Bessie Coleman (January 26, 1892 – April 30, 1926) was an early American civil aviator. She was the first African-American woman and first Native American to hold a pilot license. She earned her license from the Fédération Aéronautique Internationale on June 15, 1921, and was the first Black person to earn an international pilot’s license.

Born to a family of sharecroppers in Texas, Coleman worked in the cotton fields at a young age while also studying in a small, one-room segregated school, which she walked four miles each day to attend. She attended one term of college at Langston University.

At the age of 23, Coleman moved to Chicago, Illinois, where she lived with her brothers. In Chicago, she worked as a manicurist at the White Sox Barber Shop. There she heard stories of flying during wartime from pilots returning home from World War I. Coleman developed an early interest in flying, but African Americans, Native Americans, and women had no flight training opportunities in the United States, so she saved and obtained sponsorships to go to France for flight school.

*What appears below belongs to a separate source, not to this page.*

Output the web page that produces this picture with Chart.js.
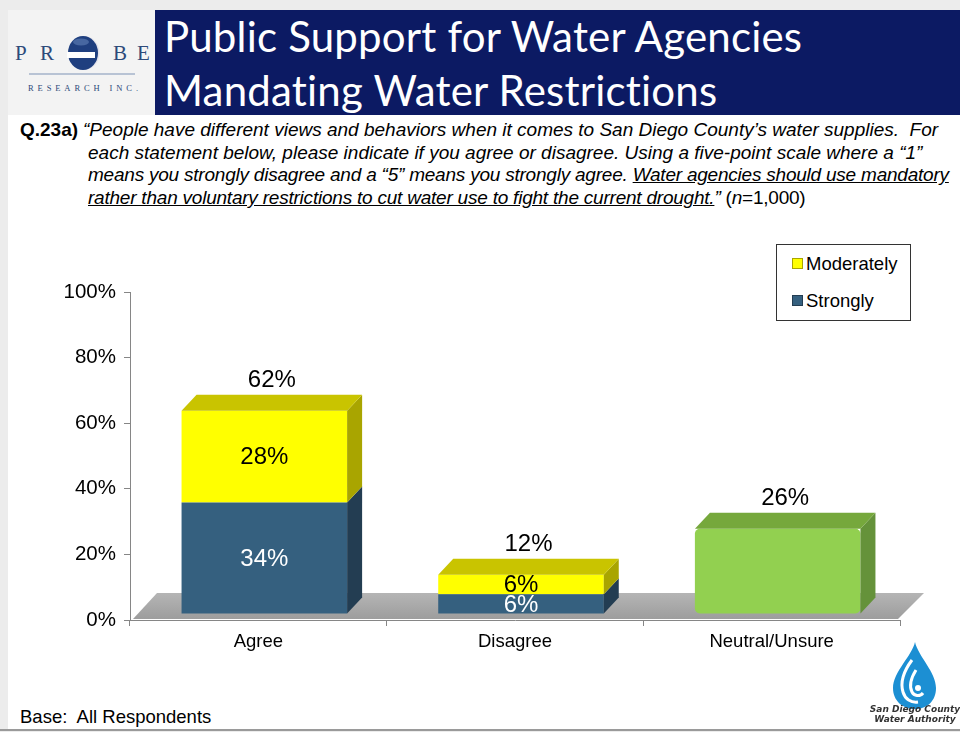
<!DOCTYPE html>
<html>
<head>
<meta charset="utf-8">
<script src="https://cdn.jsdelivr.net/npm/chart.js@4.4.1/dist/chart.umd.min.js"></script>
<style>
  html, body { margin: 0; padding: 0; }
  body { width: 960px; height: 732px; background: #ececec; position: relative; overflow: hidden; font-family: "Liberation Sans", Arial, sans-serif; }
  .panel { position: absolute; left: 8px; top: 10px; width: 952px; height: 719px; background: #fff; }
  .logoBox { position: absolute; left: 8px; top: 10px; width: 147px; height: 105px; background: #f3f3f3; }
  .banner { position: absolute; left: 155px; top: 10px; width: 805px; height: 105px; background: #0c1a63; }
  .title { position: absolute; left: 164px; color: #fff; font-family: "Lato", "Open Sans", sans-serif; font-size: 42px; letter-spacing: 0.2px; white-space: nowrap; line-height: 1; font-variant-ligatures: none; }
  .question { position: absolute; left: 20px; top: 119px; width: 940px; font-size: 19px; line-height: 22.7px; color: #000; white-space: nowrap; }
  .question .q { font-weight: bold; display: inline-block; width: 63px; }
  .question .ind { padding-left: 68px; }
  .question .tight { letter-spacing: -0.22px; }
  .base { position: absolute; left: 20px; top: 706px; font-size: 18.5px; color: #000; }
  .bottomLine { position: absolute; left: 0; top: 729px; width: 960px; height: 2px; background: #9a9a9a; }
  #chartWrap { position: absolute; left: 0; top: 240px; width: 960px; height: 430px; }
  .legend { position: absolute; left: 776px; top: 244px; width: 133px; height: 75px; border: 1px solid #333; background: #fff; font-size: 18.5px; }
  .legend .item { position: absolute; left: 15px; height: 22px; line-height: 22px; white-space: nowrap; }
  .legend .mark { display: inline-block; width: 9px; height: 9px; margin-right: 3px; vertical-align: 1px; }
</style>
</head>
<body>
<div class="panel"></div>
<div class="logoBox">
  <svg width="147" height="105" viewBox="0 0 147 105">
    <g font-family="Liberation Serif, DejaVu Serif, serif" font-size="21" fill="#2d4a7a">
      <text x="7" y="50">P</text>
      <text x="32" y="50">R</text>
      <text x="105" y="50">B</text>
      <text x="129" y="50">E</text>
    </g>
    <g transform="translate(75,43)">
      <ellipse cx="1" cy="0" rx="15.5" ry="17" fill="#e2e2ea"/>
      <ellipse cx="0" cy="0" rx="15" ry="17" fill="#1f3f7f"/>
      <rect x="-16" y="-1" width="28" height="6" fill="#fff"/>
      <ellipse cx="-2" cy="-11" rx="8" ry="3.5" fill="#6f8fc4" opacity="0.5"/>
    </g>
    <line x1="21" y1="64" x2="127" y2="64" stroke="#7f93b5" stroke-width="1.2"/>
    <text x="20" y="81" font-family="Liberation Serif, DejaVu Serif, serif" font-size="8.5" fill="#2d4a7a" textLength="110" lengthAdjust="spacing">RESEARCH INC.</text>
  </svg>
</div>
<div class="banner"></div>
<div class="title" style="top:15px;">Public Support for Water Agencies</div>
<div class="title" style="top:69px;">Mandating Water Restrictions</div>

<div class="question">
  <span class="q">Q.23a)</span><i>“People have different views and behaviors when it comes to San Diego County’s water supplies.&nbsp; For</i><br>
  <div class="ind"><i>each statement below, please indicate if you agree or disagree. Using a five-point scale where a “1”</i><br>
  <i class="tight">means you strongly disagree and a “5” means you strongly agree. <u>Water agencies should use mandatory</u></i><br>
  <span class="tight"><i><u>rather than voluntary restrictions to cut water use to fight the current drought.</u>”</i> (<i>n</i>=1,000)</span></div>
</div>

<div id="chartWrap"><canvas id="chart" width="960" height="430"></canvas></div>
<div class="legend" id="legend"></div>

<div class="base">Base:&nbsp; All Respondents</div>
<svg style="position:absolute;left:866px;top:640px;" width="94" height="90" viewBox="0 0 94 90">
  <path d="M49 2 C46 16 27 32 27 48 C27 61 37 69 49 69 C61 69 70 61 70 48 C70 32 52 16 49 2 Z" fill="#1c8fd3"/>
  <path d="M46 20 C37 32 34 42 37 52 C39 59 45 63 52 62" fill="none" stroke="#fff" stroke-width="3"/>
  <path d="M50 30 C45 38 43 46 46 52 C48 56 54 57 57 53" fill="none" stroke="#fff" stroke-width="3"/>
  <circle cx="52" cy="48" r="3" fill="#fff"/>
  <text x="49" y="72" text-anchor="middle" font-family="DejaVu Sans, sans-serif" font-size="9" font-weight="bold" font-style="italic" fill="#333">San Diego County</text>
  <text x="49" y="82" text-anchor="middle" font-family="DejaVu Sans, sans-serif" font-size="9" font-weight="bold" font-style="italic" fill="#333">Water Authority</text>
</svg>
<div class="bottomLine"></div>

<script>
// chart data
const categories = ['Agree', 'Disagree', 'Neutral/Unsure'];
const strongly = [34, 6, null];
const moderately = [28, 6, null];
const neutral = [null, null, 26];
const totals = [62, 12, 26];
const yTickStep = 20;

// 3D look of the bars (front / side / top colours)
const looks = [
  { front: '#35607f', side: '#233d52', top: '#2c4f6a', label: '#ffffff' },
  { front: '#ffff00', side: '#a9a500', top: '#c9c400', label: '#000000' },
  { front: '#92d050', side: '#65923a', top: '#76a83c', label: '#000000' }
];
const DX = 15, DY = 16;          // depth of the bars
const SHIFT_X = 6, SHIFT_Y = -6; // bars sit a bit behind the axis
const FONT = '"Liberation Sans", Arial, sans-serif';

function face(ctx, pts, color) {
    ctx.beginPath();
    ctx.moveTo(pts[0][0], pts[0][1]);
    for (let i = 1; i < pts.length; i++) ctx.lineTo(pts[i][0], pts[i][1]);
    ctx.closePath();
    ctx.fillStyle = color;
    ctx.fill();
}

const bar3d = {
    id: 'bar3d',
    beforeDatasetsDraw(chart) {
        const { ctx, chartArea: a } = chart;
        // grey floor
        ctx.save();
        const g = ctx.createLinearGradient(0, a.bottom - 26, 0, a.bottom);
        g.addColorStop(0, '#b4b4b4');
        g.addColorStop(1, '#9c9c9c');
        face(ctx, [[a.left + 3, a.bottom - 1], [a.right - 2, a.bottom - 1],
                   [a.right + 24, a.bottom - 27], [a.left + 27, a.bottom - 27]], g);
        ctx.restore();
        ctx.save();
        ctx.translate(SHIFT_X, SHIFT_Y);
    },
    afterDatasetsDraw(chart) {
        const { ctx } = chart;
        const n = chart.data.labels.length;
        const tops = [];
        chart.data.datasets.forEach((ds, di) => {
            const meta = chart.getDatasetMeta(di);
            meta.data.forEach((el, i) => {
                if (ds.data[i] == null) return;
                const p = el.getProps(['x', 'y', 'base', 'width'], true);
                const l = p.x - p.width / 2, r = p.x + p.width / 2;
                face(ctx, [[r, p.y], [r + DX, p.y - DY], [r + DX, p.base - DY], [r, p.base]], looks[di].side);
                tops[i] = { p, l, r, di };
            });
        });
        for (let i = 0; i < n; i++) {
            const t = tops[i];
            if (!t) continue;
            face(ctx, [[t.l, t.p.y], [t.l + DX, t.p.y - DY], [t.r + DX, t.p.y - DY], [t.r, t.p.y]], looks[t.di].top);
        }
        // value labels
        ctx.textAlign = 'center';
        ctx.textBaseline = 'middle';
        ctx.font = '24px ' + FONT;
        [strongly, moderately].forEach((vals, di) => {
            const meta = chart.getDatasetMeta(di);
            meta.data.forEach((el, i) => {
                if (vals[i] == null) return;
                const p = el.getProps(['x', 'y', 'base'], true);
                ctx.fillStyle = looks[di].label;
                ctx.fillText(vals[i] + '%', p.x, (p.y + p.base) / 2 + 1);
            });
        });
        ctx.fillStyle = '#000';
        for (let i = 0; i < n; i++) {
            const t = tops[i];
            if (!t) continue;
            ctx.fillText(totals[i] + '%', t.p.x + DX / 2, t.p.y - 30);
        }
        ctx.restore();
    }
};

const chart = new Chart(document.getElementById('chart'), {
    type: 'bar',
    data: {
        labels: categories,
        datasets: [
            { label: 'Strongly', data: strongly, backgroundColor: looks[0].front },
            { label: 'Moderately', data: moderately, backgroundColor: looks[1].front },
            { label: 'Neutral/Unsure', data: neutral, backgroundColor: looks[2].front, borderRadius: 5, borderSkipped: false }
        ]
    },
    options: {
        responsive: false,
        animation: false,
        devicePixelRatio: 1,
        layout: { padding: { left: 0, right: 60, top: 52, bottom: 0 } },
        datasets: { bar: { categoryPercentage: 1, barPercentage: 0.645 } },
        plugins: { legend: { display: false }, tooltip: { enabled: false } },
        scales: {
            x: {
                stacked: true,
                grid: { offset: true, drawOnChartArea: false, tickLength: 6, color: '#868686' },
                border: { color: '#868686' },
                ticks: { color: '#000', padding: 5, font: { size: 18.5, family: FONT } },
                afterFit(s) { s.height = 50; }
            },
            y: {
                stacked: true,
                min: 0,
                max: 100,
                grid: { drawOnChartArea: false, tickLength: 6, color: '#868686' },
                border: { color: '#868686' },
                ticks: {
                    stepSize: yTickStep,
                    color: '#000',
                    padding: 8,
                    font: { size: 20.5, family: FONT },
                    callback: v => v + '%'
                },
                afterFit(s) { s.width = 130; }
            }
        }
    },
    plugins: [bar3d]
});

// legend box: Moderately above Strongly, as on the slide
const legendItems = [
    { name: 'Moderately', look: looks[1] },
    { name: 'Strongly', look: looks[0] }
];
const legendEl = document.getElementById('legend');
legendItems.forEach((it, k) => {
    const d = document.createElement('div');
    d.className = 'item';
    d.style.top = (8 + k * 37) + 'px';
    d.innerHTML = '<span class="mark" style="background:' + it.look.front + ';border:1px solid ' + it.look.side + '"></span>' + it.name;
    legendEl.appendChild(d);
});
</script>
</body>
</html>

She then became a high-profile pilot in notoriously dangerous air shows in the United States. She was popularly known as Queen Bess and Brave Bessie, and hoped to start a school for African-American fliers. Coleman died in a plane crash in 1926. Her pioneering role was an inspiration to early pilots and to the African-American and Native American communities.

Thank you for joining me in celebrating Bessie Coleman, a woman who is childless, who wasn’t afraid to say NO. A woman who didn’t let a system stop her from being seen. I see myself in her smile.